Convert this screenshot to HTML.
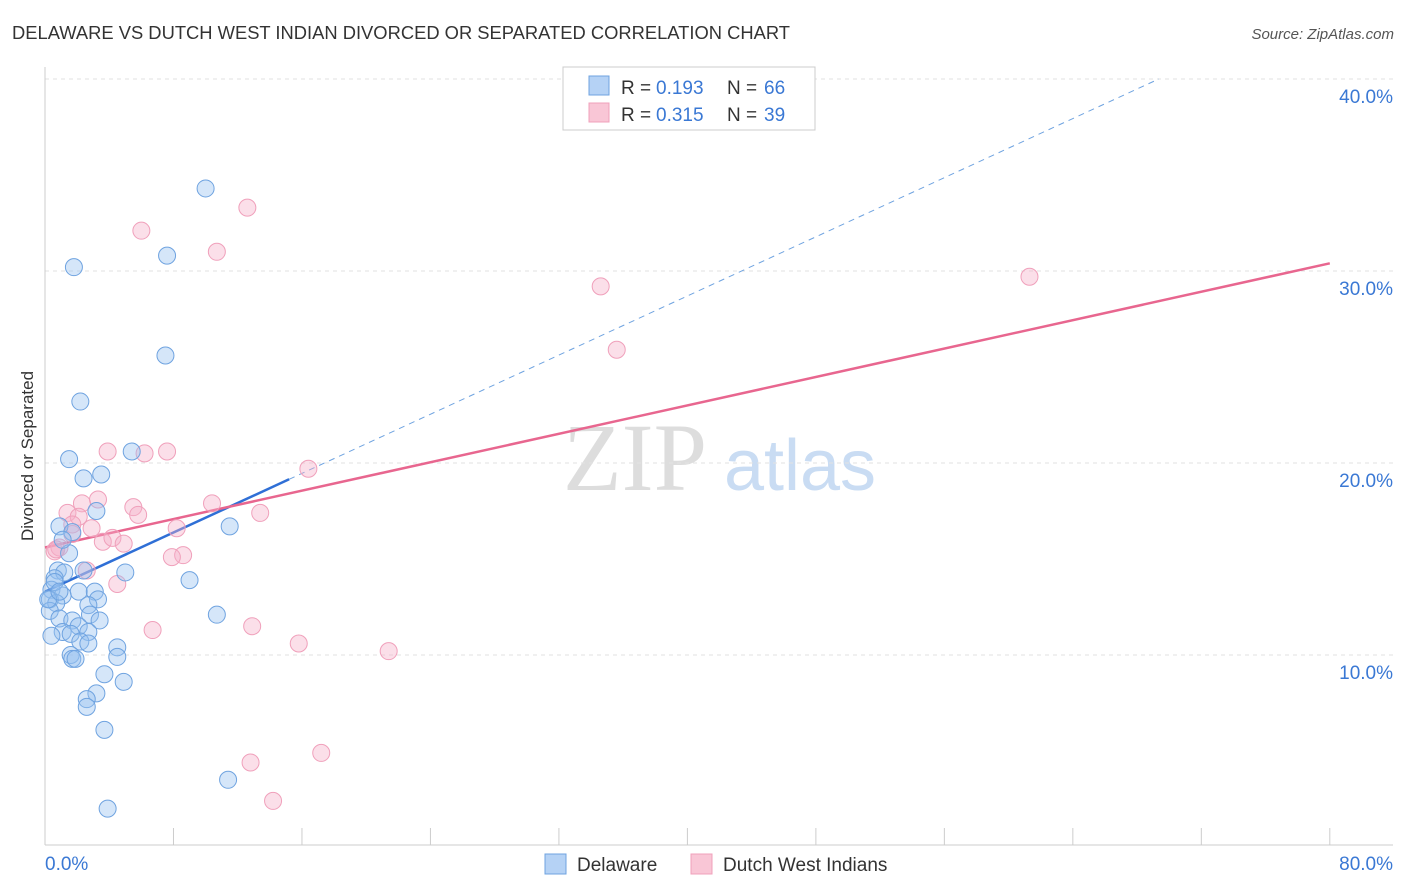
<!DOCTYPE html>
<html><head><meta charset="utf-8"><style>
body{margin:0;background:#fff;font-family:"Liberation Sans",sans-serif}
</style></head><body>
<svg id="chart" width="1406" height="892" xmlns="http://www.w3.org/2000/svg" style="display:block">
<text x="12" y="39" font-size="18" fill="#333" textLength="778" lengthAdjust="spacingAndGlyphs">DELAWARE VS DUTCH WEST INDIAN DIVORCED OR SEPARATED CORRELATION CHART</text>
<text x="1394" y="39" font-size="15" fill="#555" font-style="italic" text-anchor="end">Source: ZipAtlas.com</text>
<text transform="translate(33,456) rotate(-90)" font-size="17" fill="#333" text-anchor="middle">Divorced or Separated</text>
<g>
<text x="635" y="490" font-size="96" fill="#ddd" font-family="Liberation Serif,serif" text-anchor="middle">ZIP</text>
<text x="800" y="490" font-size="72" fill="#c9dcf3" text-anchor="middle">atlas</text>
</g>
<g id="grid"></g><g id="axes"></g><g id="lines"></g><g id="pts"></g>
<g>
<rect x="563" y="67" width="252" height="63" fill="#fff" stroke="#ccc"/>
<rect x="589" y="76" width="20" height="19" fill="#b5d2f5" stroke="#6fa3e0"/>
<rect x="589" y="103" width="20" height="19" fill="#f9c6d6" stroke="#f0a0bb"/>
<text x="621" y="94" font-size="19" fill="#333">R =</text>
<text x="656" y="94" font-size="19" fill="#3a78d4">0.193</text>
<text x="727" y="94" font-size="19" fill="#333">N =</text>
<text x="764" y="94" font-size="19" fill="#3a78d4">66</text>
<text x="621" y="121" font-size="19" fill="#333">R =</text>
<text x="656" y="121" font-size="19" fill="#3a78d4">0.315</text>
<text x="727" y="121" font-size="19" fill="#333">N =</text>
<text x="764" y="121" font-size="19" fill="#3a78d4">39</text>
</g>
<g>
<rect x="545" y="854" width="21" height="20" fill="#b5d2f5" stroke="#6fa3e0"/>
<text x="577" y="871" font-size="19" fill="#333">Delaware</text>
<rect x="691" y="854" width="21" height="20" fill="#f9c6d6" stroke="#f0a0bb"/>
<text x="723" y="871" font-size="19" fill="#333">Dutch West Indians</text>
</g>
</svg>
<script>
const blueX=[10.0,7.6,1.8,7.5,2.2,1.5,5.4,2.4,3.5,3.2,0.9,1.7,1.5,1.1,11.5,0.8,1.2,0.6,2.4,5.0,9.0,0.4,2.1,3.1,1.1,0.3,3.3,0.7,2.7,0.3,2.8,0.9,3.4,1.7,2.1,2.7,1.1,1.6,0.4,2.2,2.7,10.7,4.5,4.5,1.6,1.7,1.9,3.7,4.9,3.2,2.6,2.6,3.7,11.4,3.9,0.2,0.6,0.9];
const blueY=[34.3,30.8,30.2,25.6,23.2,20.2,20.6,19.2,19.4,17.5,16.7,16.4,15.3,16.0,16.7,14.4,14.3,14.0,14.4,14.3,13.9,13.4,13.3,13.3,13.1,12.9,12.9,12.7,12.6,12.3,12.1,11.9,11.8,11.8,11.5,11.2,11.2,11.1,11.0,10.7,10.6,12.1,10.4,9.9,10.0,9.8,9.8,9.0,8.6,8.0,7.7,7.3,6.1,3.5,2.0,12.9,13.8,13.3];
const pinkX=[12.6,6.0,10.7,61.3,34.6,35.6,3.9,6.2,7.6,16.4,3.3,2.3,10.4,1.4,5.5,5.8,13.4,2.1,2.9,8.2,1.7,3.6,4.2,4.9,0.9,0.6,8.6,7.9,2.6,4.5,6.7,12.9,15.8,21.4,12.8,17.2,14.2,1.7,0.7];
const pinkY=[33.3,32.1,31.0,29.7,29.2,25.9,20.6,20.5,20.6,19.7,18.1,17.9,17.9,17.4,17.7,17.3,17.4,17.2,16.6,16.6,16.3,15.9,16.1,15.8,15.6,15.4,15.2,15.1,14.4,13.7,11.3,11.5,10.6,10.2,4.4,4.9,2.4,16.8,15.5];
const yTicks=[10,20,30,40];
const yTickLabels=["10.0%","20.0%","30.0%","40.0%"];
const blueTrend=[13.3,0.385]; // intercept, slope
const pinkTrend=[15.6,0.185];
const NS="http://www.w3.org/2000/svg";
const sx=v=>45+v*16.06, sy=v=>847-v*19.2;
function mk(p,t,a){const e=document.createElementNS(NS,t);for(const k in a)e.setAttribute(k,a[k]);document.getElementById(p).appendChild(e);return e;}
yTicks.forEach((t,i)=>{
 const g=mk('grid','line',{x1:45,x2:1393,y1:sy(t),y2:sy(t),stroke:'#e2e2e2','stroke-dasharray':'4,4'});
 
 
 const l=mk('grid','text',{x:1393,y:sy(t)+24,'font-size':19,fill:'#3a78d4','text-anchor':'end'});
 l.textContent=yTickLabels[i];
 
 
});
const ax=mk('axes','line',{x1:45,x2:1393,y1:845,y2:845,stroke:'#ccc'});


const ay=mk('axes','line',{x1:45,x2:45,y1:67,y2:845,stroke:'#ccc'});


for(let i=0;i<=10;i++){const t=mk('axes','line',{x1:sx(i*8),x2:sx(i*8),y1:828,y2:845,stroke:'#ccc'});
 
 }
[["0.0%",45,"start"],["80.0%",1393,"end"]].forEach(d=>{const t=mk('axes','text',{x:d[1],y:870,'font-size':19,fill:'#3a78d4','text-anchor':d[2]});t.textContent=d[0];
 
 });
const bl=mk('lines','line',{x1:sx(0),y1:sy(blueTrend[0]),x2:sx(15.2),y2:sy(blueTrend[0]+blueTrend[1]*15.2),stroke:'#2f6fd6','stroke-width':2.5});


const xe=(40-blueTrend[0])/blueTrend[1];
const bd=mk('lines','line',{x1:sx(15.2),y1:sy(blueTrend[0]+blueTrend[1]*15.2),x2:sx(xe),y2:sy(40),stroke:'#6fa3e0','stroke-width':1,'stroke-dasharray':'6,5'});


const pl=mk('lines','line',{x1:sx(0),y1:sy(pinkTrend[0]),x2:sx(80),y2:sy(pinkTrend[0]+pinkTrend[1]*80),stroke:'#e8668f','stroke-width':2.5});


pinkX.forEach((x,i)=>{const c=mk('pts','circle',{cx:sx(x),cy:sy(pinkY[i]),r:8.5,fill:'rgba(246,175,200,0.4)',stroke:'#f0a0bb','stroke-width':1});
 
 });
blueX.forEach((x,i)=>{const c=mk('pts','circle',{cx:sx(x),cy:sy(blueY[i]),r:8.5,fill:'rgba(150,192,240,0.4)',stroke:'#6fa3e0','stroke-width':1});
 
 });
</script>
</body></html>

> [To do]:
Copy the material exactly. Do not include the pictures.

> [Reply to the task]:
Convert this screenshot to HTML.
<!DOCTYPE html>
<html><head><meta charset="utf-8"><style>
body{margin:0;background:#fff;font-family:"Liberation Sans",sans-serif}
</style></head><body>
<svg id="chart" width="1406" height="892" xmlns="http://www.w3.org/2000/svg" style="display:block">
<text x="12" y="39" font-size="18" fill="#333" textLength="778" lengthAdjust="spacingAndGlyphs">DELAWARE VS DUTCH WEST INDIAN DIVORCED OR SEPARATED CORRELATION CHART</text>
<text x="1394" y="39" font-size="15" fill="#555" font-style="italic" text-anchor="end">Source: ZipAtlas.com</text>
<text transform="translate(33,456) rotate(-90)" font-size="17" fill="#333" text-anchor="middle">Divorced or Separated</text>
<g>
<text x="635" y="490" font-size="96" fill="#ddd" font-family="Liberation Serif,serif" text-anchor="middle">ZIP</text>
<text x="800" y="490" font-size="72" fill="#c9dcf3" text-anchor="middle">atlas</text>
</g>
<g id="grid"></g><g id="axes"></g><g id="lines"></g><g id="pts"></g>
<g>
<rect x="563" y="67" width="252" height="63" fill="#fff" stroke="#ccc"/>
<rect x="589" y="76" width="20" height="19" fill="#b5d2f5" stroke="#6fa3e0"/>
<rect x="589" y="103" width="20" height="19" fill="#f9c6d6" stroke="#f0a0bb"/>
<text x="621" y="94" font-size="19" fill="#333">R =</text>
<text x="656" y="94" font-size="19" fill="#3a78d4">0.193</text>
<text x="727" y="94" font-size="19" fill="#333">N =</text>
<text x="764" y="94" font-size="19" fill="#3a78d4">66</text>
<text x="621" y="121" font-size="19" fill="#333">R =</text>
<text x="656" y="121" font-size="19" fill="#3a78d4">0.315</text>
<text x="727" y="121" font-size="19" fill="#333">N =</text>
<text x="764" y="121" font-size="19" fill="#3a78d4">39</text>
</g>
<g>
<rect x="545" y="854" width="21" height="20" fill="#b5d2f5" stroke="#6fa3e0"/>
<text x="577" y="871" font-size="19" fill="#333">Delaware</text>
<rect x="691" y="854" width="21" height="20" fill="#f9c6d6" stroke="#f0a0bb"/>
<text x="723" y="871" font-size="19" fill="#333">Dutch West Indians</text>
</g>
</svg>
<script>
const blueX=[10.0,7.6,1.8,7.5,2.2,1.5,5.4,2.4,3.5,3.2,0.9,1.7,1.5,1.1,11.5,0.8,1.2,0.6,2.4,5.0,9.0,0.4,2.1,3.1,1.1,0.3,3.3,0.7,2.7,0.3,2.8,0.9,3.4,1.7,2.1,2.7,1.1,1.6,0.4,2.2,2.7,10.7,4.5,4.5,1.6,1.7,1.9,3.7,4.9,3.2,2.6,2.6,3.7,11.4,3.9,0.2,0.6,0.9];
const blueY=[34.3,30.8,30.2,25.6,23.2,20.2,20.6,19.2,19.4,17.5,16.7,16.4,15.3,16.0,16.7,14.4,14.3,14.0,14.4,14.3,13.9,13.4,13.3,13.3,13.1,12.9,12.9,12.7,12.6,12.3,12.1,11.9,11.8,11.8,11.5,11.2,11.2,11.1,11.0,10.7,10.6,12.1,10.4,9.9,10.0,9.8,9.8,9.0,8.6,8.0,7.7,7.3,6.1,3.5,2.0,12.9,13.8,13.3];
const pinkX=[12.6,6.0,10.7,61.3,34.6,35.6,3.9,6.2,7.6,16.4,3.3,2.3,10.4,1.4,5.5,5.8,13.4,2.1,2.9,8.2,1.7,3.6,4.2,4.9,0.9,0.6,8.6,7.9,2.6,4.5,6.7,12.9,15.8,21.4,12.8,17.2,14.2,1.7,0.7];
const pinkY=[33.3,32.1,31.0,29.7,29.2,25.9,20.6,20.5,20.6,19.7,18.1,17.9,17.9,17.4,17.7,17.3,17.4,17.2,16.6,16.6,16.3,15.9,16.1,15.8,15.6,15.4,15.2,15.1,14.4,13.7,11.3,11.5,10.6,10.2,4.4,4.9,2.4,16.8,15.5];
const yTicks=[10,20,30,40];
const yTickLabels=["10.0%","20.0%","30.0%","40.0%"];
const blueTrend=[13.3,0.385]; // intercept, slope
const pinkTrend=[15.6,0.185];
const NS="http://www.w3.org/2000/svg";
const sx=v=>45+v*16.06, sy=v=>847-v*19.2;
function mk(p,t,a){const e=document.createElementNS(NS,t);for(const k in a)e.setAttribute(k,a[k]);document.getElementById(p).appendChild(e);return e;}
yTicks.forEach((t,i)=>{
 const g=mk('grid','line',{x1:45,x2:1393,y1:sy(t),y2:sy(t),stroke:'#e2e2e2','stroke-dasharray':'4,4'});
 
 
 const l=mk('grid','text',{x:1393,y:sy(t)+24,'font-size':19,fill:'#3a78d4','text-anchor':'end'});
 l.textContent=yTickLabels[i];
 
 
});
const ax=mk('axes','line',{x1:45,x2:1393,y1:845,y2:845,stroke:'#ccc'});


const ay=mk('axes','line',{x1:45,x2:45,y1:67,y2:845,stroke:'#ccc'});


for(let i=0;i<=10;i++){const t=mk('axes','line',{x1:sx(i*8),x2:sx(i*8),y1:828,y2:845,stroke:'#ccc'});
 
 }
[["0.0%",45,"start"],["80.0%",1393,"end"]].forEach(d=>{const t=mk('axes','text',{x:d[1],y:870,'font-size':19,fill:'#3a78d4','text-anchor':d[2]});t.textContent=d[0];
 
 });
const bl=mk('lines','line',{x1:sx(0),y1:sy(blueTrend[0]),x2:sx(15.2),y2:sy(blueTrend[0]+blueTrend[1]*15.2),stroke:'#2f6fd6','stroke-width':2.5});


const xe=(40-blueTrend[0])/blueTrend[1];
const bd=mk('lines','line',{x1:sx(15.2),y1:sy(blueTrend[0]+blueTrend[1]*15.2),x2:sx(xe),y2:sy(40),stroke:'#6fa3e0','stroke-width':1,'stroke-dasharray':'6,5'});


const pl=mk('lines','line',{x1:sx(0),y1:sy(pinkTrend[0]),x2:sx(80),y2:sy(pinkTrend[0]+pinkTrend[1]*80),stroke:'#e8668f','stroke-width':2.5});


pinkX.forEach((x,i)=>{const c=mk('pts','circle',{cx:sx(x),cy:sy(pinkY[i]),r:8.5,fill:'rgba(246,175,200,0.4)',stroke:'#f0a0bb','stroke-width':1});
 
 });
blueX.forEach((x,i)=>{const c=mk('pts','circle',{cx:sx(x),cy:sy(blueY[i]),r:8.5,fill:'rgba(150,192,240,0.4)',stroke:'#6fa3e0','stroke-width':1});
 
 });
</script>
</body></html>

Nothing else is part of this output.